Problem details:
Take every line where the string "this" appears and copy it.

======== Materials provided ========

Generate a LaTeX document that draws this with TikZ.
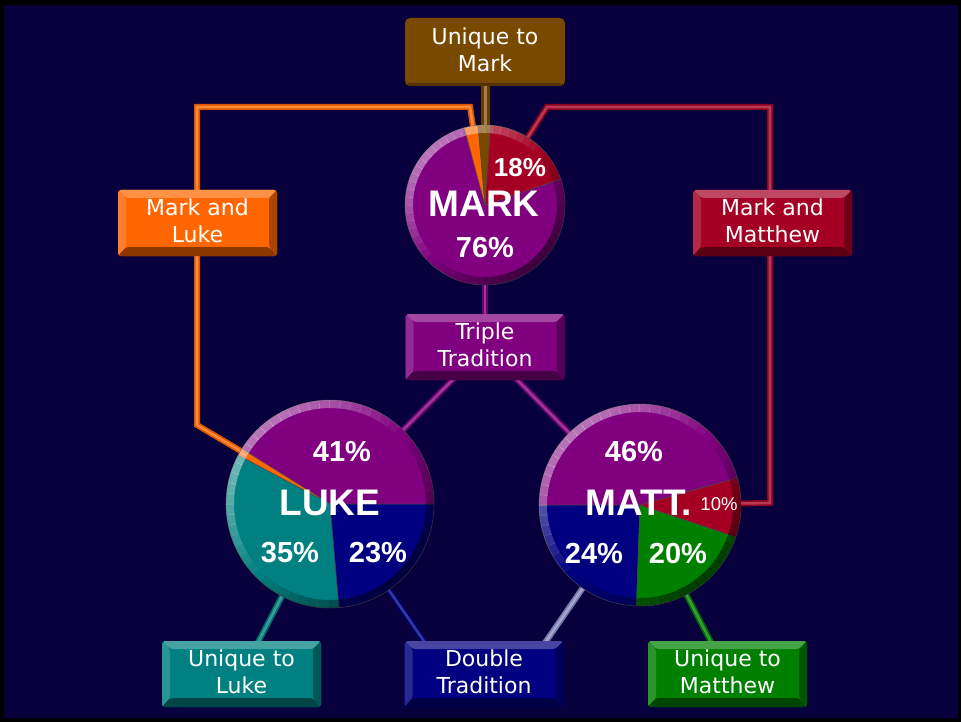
\documentclass[tikz,border=0pt]{standalone}
\usepackage{fontspec}
\setmainfont{DejaVu Sans}
\newfontfamily\labfont{Liberation Sans}
\usetikzlibrary{calc}
\definecolor{bgnavy}{RGB}{8,0,60}
\definecolor{cpurple}{RGB}{128,0,128}
\definecolor{ccrimson}{RGB}{165,0,35}
\definecolor{corange}{RGB}{255,102,0}
\definecolor{cbrown}{RGB}{122,73,0}
\definecolor{cteal}{RGB}{0,128,128}
\definecolor{cblue}{RGB}{0,0,128}
\definecolor{cgreen}{RGB}{0,128,0}
\pgfdeclarelayer{back}
\pgfdeclarelayer{conn}
\pgfsetlayers{back,conn,main}
\newcommand\pieslice[4]{\fill[#1, draw=black!70, line width=0.5pt] (0,0) -- (#2:#4) arc[start angle=#2, end angle=#3, radius=#4] -- cycle;}
\newcommand\pierim[1]{%
  \foreach \a in {0,6,...,354}{%
    \pgfmathsetmacro\wop{max(0,0.45*cos(\a+3-135))}%
    \pgfmathsetmacro\kop{max(0,-0.5*cos(\a+3-135))}%
    \draw[white, opacity=\wop, line width=8pt] (\a:#1-4) arc[start angle=\a, end angle=\a+6.2, radius=#1-4];
    \draw[black, opacity=\kop, line width=8pt] (\a:#1-4) arc[start angle=\a, end angle=\a+6.2, radius=#1-4];
  }}
\tikzset{
  x=1pt, y=-1pt,
  tube/.style={draw=#1!85!black, line width=6pt, line join=miter,
    postaction={draw=#1!78!white, line width=2.6pt}},
  pienode/.style={circle, inner sep=0pt, minimum size=#1},
  boxnode/.style={rectangle, rounded corners=3pt, minimum width=159pt, minimum height=66pt,
    inner sep=0pt, fill=#1, text=white, align=center, text depth=5pt,
    font=\fontsize{22}{27}\selectfont,
    path picture={
      \fill[#1!72!white] (path picture bounding box.north west) -- (path picture bounding box.north east)
        -- ([shift={(-8pt,-8pt)}]path picture bounding box.north east) -- ([shift={(8pt,-8pt)}]path picture bounding box.north west) -- cycle;
      \fill[#1!84!white] (path picture bounding box.north west) -- ([shift={(8pt,-8pt)}]path picture bounding box.north west)
        -- ([shift={(8pt,9pt)}]path picture bounding box.south west) -- (path picture bounding box.south west) -- cycle;
      \fill[#1!55!black] (path picture bounding box.south west) -- (path picture bounding box.south east)
        -- ([shift={(-8pt,9pt)}]path picture bounding box.south east) -- ([shift={(8pt,9pt)}]path picture bounding box.south west) -- cycle;
      \fill[#1!68!black] (path picture bounding box.north east) -- (path picture bounding box.south east)
        -- ([shift={(-8pt,9pt)}]path picture bounding box.south east) -- ([shift={(-8pt,-8pt)}]path picture bounding box.north east) -- cycle;
    }},
  flatbox/.style={rectangle, rounded corners=5pt, minimum width=160pt, minimum height=68pt,
    inner sep=0pt, fill=#1, text=white, align=center, text depth=4pt,
    font=\fontsize{22}{27}\selectfont,
    path picture={\fill[#1!70!black] ([yshift=3pt]path picture bounding box.south west) rectangle (path picture bounding box.south east);}},
  bigname/.style={text=white, anchor=base, font=\labfont\fontsize{37}{37}\selectfont\bfseries, inner sep=0pt},
  pct/.style={text=white, anchor=base, font=\labfont\fontsize{29}{29}\selectfont\bfseries, inner sep=0pt},
}
\begin{document}
\begin{tikzpicture}
\useasboundingbox (0,0) rectangle (961,722);
\begin{pgfonlayer}{back}
  \fill[black] (0,0) rectangle (961,722);
  \fill[bgnavy] (4,5) rectangle (958,718);
\end{pgfonlayer}

% pie anchors
\node[pienode=160pt] (mark) at (485,205) {};
\node[pienode=208pt] (luke) at (330,504) {};
\node[pienode=202pt] (matt) at (640,505) {};

% boxes
\node[flatbox=cbrown] (um) at (485,52) {Unique to\\Mark};
\node[boxnode=corange] (ml) at (197.5,223) {Mark and\\Luke};
\node[boxnode=ccrimson] (mm) at (772.5,223) {Mark and\\Matthew};
\node[boxnode=cpurple] (tt) at (485,347) {Triple\\Tradition};
\node[boxnode=cteal] (ul) at (241.5,674) {Unique to\\Luke};
\node[boxnode=cblue] (dt) at (484,674) {Double\\Tradition};
\node[boxnode=cgreen] (umt) at (727.5,674) {Unique to\\Matthew};
\coordinate (dtL) at (430,650);
\coordinate (dtR) at (540,650);

% connectors
\begin{pgfonlayer}{conn}
  \draw[tube=corange] (luke.center) -- (197,425) -- (197,107) -- (470,107) -- (mark.center);
  \draw[tube=ccrimson] (mark.center) -- (547,107) -- (770,107) -- (770,503) -- (matt.center);
  \draw[draw=cbrown!85!black, line width=9pt, postaction={draw=cbrown!70!white, line width=3pt}] (um.center) -- (mark.center);
  \draw[tube=cpurple] (mark.center) -- (tt.center);
  \draw[tube=cpurple] (tt.center) -- (luke.center);
  \draw[tube=cpurple] (tt.center) -- (matt.center);
  \draw[tube=cteal] (ul.center) -- (luke.center);
  \draw[tube=cblue] (luke.center) -- (dtL);
  \draw[tube={cblue!45!white}] (matt.center) -- (dtR);
  \draw[tube=cgreen] (umt.center) -- (matt.center);
\end{pgfonlayer}

% MARK pie
\begin{scope}[shift={(485,205)}, yscale=-1]
  \pieslice{cpurple}{105}{379}{80}
  \pieslice{corange}{95}{105}{80}
  \pieslice{cbrown}{86}{95}{80}
  \pieslice{ccrimson}{19}{86}{80}
  \pierim{80}
\end{scope}
% LUKE pie
\begin{scope}[shift={(330,504)}, yscale=-1]
  \pieslice{cpurple}{0}{148}{104}
  \pieslice{corange}{148}{152}{104}
  \pieslice{cteal}{152}{275}{104}
  \pieslice{cblue}{275}{360}{104}
  \pierim{104}
\end{scope}
% MATT pie
\begin{scope}[shift={(640,505)}, yscale=-1]
  \pieslice{cpurple}{15.5}{180}{101}
  \pieslice{cblue}{180}{268}{101}
  \pieslice{cgreen}{268}{341.6}{101}
  \pieslice{ccrimson}{341.6}{375.5}{101}
  \pierim{101}
\end{scope}

% pie labels
\node[bigname] (tmark) at (484,217) {MARK};
\node[pct] (p76) at (485,258) {76\%};
\node[pct, font=\labfont\fontsize{26}{26}\selectfont\bfseries] (p18) at (520,177) {18\%};
\node[bigname] (tluke) at (330,515) {LUKE};
\node[pct] (p41) at (342,461) {41\%};
\node[pct] (p35) at (290,562) {35\%};
\node[pct] (p23) at (378,562) {23\%};
\node[bigname] (tmatt) at (639,515) {MATT.};
\node[pct] (p46) at (634,461) {46\%};
\node[pct] (p24) at (594,563) {24\%};
\node[pct] (p20) at (678,563) {20\%};
\node[pct, font=\labfont\fontsize{18.5}{18.5}\selectfont] (p10) at (719,510) {10\%};
\end{tikzpicture}
\end{document}
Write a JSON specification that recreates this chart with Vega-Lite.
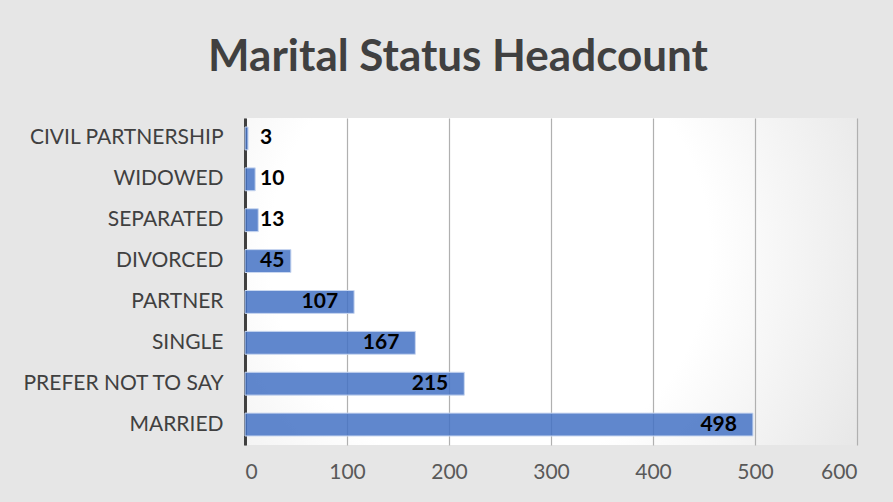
{
  "$schema": "https://vega.github.io/schema/vega-lite/v6.json",
  "width": 612,
  "height": 327,
  "autosize": {"type": "none"},
  "padding": {"left": 245, "top": 118, "right": 36, "bottom": 57},
  "background": "#e6e6e6",
  "title": {
    "text": "Marital Status Headcount",
    "font": "Lato",
    "fontSize": 44,
    "fontWeight": "bold",
    "color": "#404040",
    "anchor": "middle",
    "dx": -93,
    "offset": 38
  },
  "data": {
    "values": [
      {"status": "CIVIL PARTNERSHIP", "count": 3},
      {"status": "WIDOWED", "count": 10},
      {"status": "SEPARATED", "count": 13},
      {"status": "DIVORCED", "count": 45},
      {"status": "PARTNER", "count": 107},
      {"status": "SINGLE", "count": 167},
      {"status": "PREFER NOT TO SAY", "count": 215},
      {"status": "MARRIED", "count": 498}
    ]
  },
  "encoding": {
    "y": {
      "field": "status",
      "type": "nominal",
      "sort": null,
      "scale": {"paddingInner": 0.44, "paddingOuter": 0.22},
      "axis": {
        "title": null,
        "domain": true,
        "domainColor": "#404040",
        "domainWidth": 3,
        "ticks": false,
        "grid": false,
        "labelFont": "Lato",
        "labelFontSize": 21,
        "labelColor": "#404040",
        "labelPadding": 22,
        "labelLimit": 0
      }
    }
  },
  "layer": [
    {
      "mark": {"type": "bar", "fill": "#4472C4", "fillOpacity": 0.85, "stroke": "#c9d7f0", "strokeWidth": 1},
      "encoding": {
        "x": {
          "field": "count",
          "type": "quantitative",
          "scale": {"domain": [0, 600]},
          "axis": {
            "title": null,
            "domain": false,
            "ticks": false,
            "grid": true,
            "gridColor": "#b0b0b0",
            "gridWidth": 1.2,
            "values": [0, 100, 200, 300, 400, 500, 600],
            "labelFont": "Lato",
            "labelFontSize": 21,
            "labelColor": "#595959",
            "labelPadding": 16
          }
        }
      }
    },
    {
      "transform": [{"filter": "datum.count >= 100"}],
      "mark": {"type": "text", "align": "right", "baseline": "middle", "dx": -16, "font": "Lato", "fontWeight": "bold", "fontSize": 21, "color": "#000000"},
      "encoding": {
        "x": {"field": "count", "type": "quantitative"},
        "text": {"field": "count", "type": "quantitative"}
      }
    },
    {
      "transform": [{"filter": "datum.count < 100"}],
      "mark": {"type": "text", "align": "left", "baseline": "middle", "dx": 15, "font": "Lato", "fontWeight": "bold", "fontSize": 21, "color": "#000000"},
      "encoding": {
        "x": {"datum": 0, "type": "quantitative"},
        "text": {"field": "count", "type": "quantitative"}
      }
    }
  ],
  "config": {
    "view": {
      "stroke": null,
      "fill": {
        "gradient": "radial",
        "x1": 0.4, "y1": 0.45, "r1": 0,
        "x2": 0.4, "y2": 0.45, "r2": 0.8,
        "stops": [
          {"offset": 0, "color": "#ffffff"},
          {"offset": 0.45, "color": "#ffffff"},
          {"offset": 1, "color": "#dedede"}
        ]
      }
    }
  }
}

========

Solved exercise:
Generate a LaTeX document that draws this with TikZ.
Write a JSON specification that recreates this chart with Vega-Lite.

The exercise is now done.